Pseudofolliculitis barbae

Chris Schach

Author Bio -

 Key Points
*Type of Folliculitis affecting areas which are shaved regularly
*Most cases are due to infectious organisms, usually bacteria
*Consists of pustules located on hair follicles, often pink or red in color, and may be painful when the entire follicle becomes involved

Pseudofolliculitis barbae is a skin condition in which hair follicles become inflamed or infected and hairs become ingrown after shaving. It consists of pustules located on the affected follicle, and will be surrounding by inflamed tissue that is pink or red in color. Mild cases will be tender and itchy, but in severe cases where the entire follicle becomes involved, lesions may become painful. Lesions may erupt and form scabs. Pseudofolliculitis barbae forms in areas where shaving is common (face in men, legs, underarms, groin in women).

All age, gender and ethnic groups can develop pseudofolliculitis barbae. It is commonly due to an infection of the skin by bacteria. Men are more likely to develop the condition, as are persons with curly hair.

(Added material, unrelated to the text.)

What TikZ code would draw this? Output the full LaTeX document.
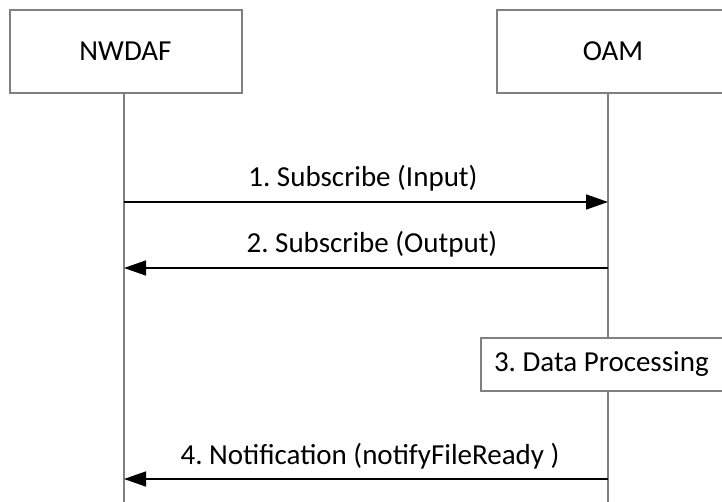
\documentclass[tikz,border=0pt]{standalone}
\usepackage{fontspec}
\setmainfont{Carlito}
\frenchspacing
\usetikzlibrary{arrows.meta}
\definecolor{lgray}{RGB}{128,128,128}
\tikzset{
  entity/.style={draw=lgray, line width=2pt, fill=white, minimum height=83pt, inner sep=0pt},
  lifeline/.style={draw=lgray, line width=2pt},
  msg/.style={draw=black, line width=1.6pt, -{Triangle[length=22pt,width=15pt]}},
  lbl/.style={anchor=base, inner sep=0pt},
  procbox/.style={draw=lgray, line width=2pt, fill=white, minimum height=53pt, text width=234pt, inner xsep=13pt, inner ysep=0pt, align=flush left, anchor=west}
}
\begin{document}
\begin{tikzpicture}[x=1pt,y=-1pt,font=\fontsize{29}{34}\selectfont\frenchspacing]
\useasboundingbox (0,0) rectangle (722,502);
% lifeline coordinates
\coordinate (ntop) at (124,93);
\coordinate (nbot) at (124,502);
\coordinate (otop) at (608,93);
\coordinate (obot) at (608,502);
\draw[lifeline] (ntop) -- (nbot);
\draw[lifeline] (otop) -- (obot);
% entities
\node[entity, minimum width=232pt] (nwdaf) at (125.5,51.5) {NWDAF};
\node[entity, minimum width=232pt, anchor=west] (oam) at (496,51.5) {OAM};
% messages
\coordinate (n1) at (124,202); \coordinate (o1) at (608,202);
\coordinate (n2) at (124,268); \coordinate (o2) at (608,268);
\coordinate (n4) at (124,479); \coordinate (o4) at (608,479);
\draw[msg] (n1) -- (o1);
\node[lbl] (l1) at (363,187) {1. Subscribe (Input)};
\draw[msg] (o2) -- (n2);
\node[lbl] (l2) at (372,253) {2. Subscribe (Output)};
\node[procbox] (proc) at (480,364.5) {3. Data Processing};
\draw[msg] (o4) -- (n4);
\node[lbl] (l4) at (370,464) {4. Notification (notifyFileReady )};
\end{tikzpicture}
\end{document}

Differential Diagnosis (Other conditions with similar appearance)
Acne Vulgaris
Folliculitis
Sarcoidosis
Tinea Barbae

    Diagnosis
    Key Points
    *Diagnosis based on skin appearance
    *No other testing is typically necessary

    Pseudofolliculitis barbae is generally diagnosed based on appearance. No other testing is typically necessary.

    Treatment
    *Self care measure are recommended to reduce the severity of the condition
    *In severe cases, more aggressive treatment may be pursued by health care professionals
    OTC Options: lotions containing glycolic acid

    Pseudofolliculitis barbae is typically treated with self-care measures. Health care professionals recommend ceasing shaving to allow lesions to resolve. Additionally, use of proper skin care such as moisturizing shaving creams, lotions which contain glycolic acid, and use of single-bladed razors will assist in preventing new lesions. In severe cases, health care professionals may prescribe certain Antibiotics or recommend laser hair removal, which may be very effective in some cases. However, pseudofolliculitis barbae does not always respond to treatment and the affected person may be forced to allow hair to grow in the area without shaving.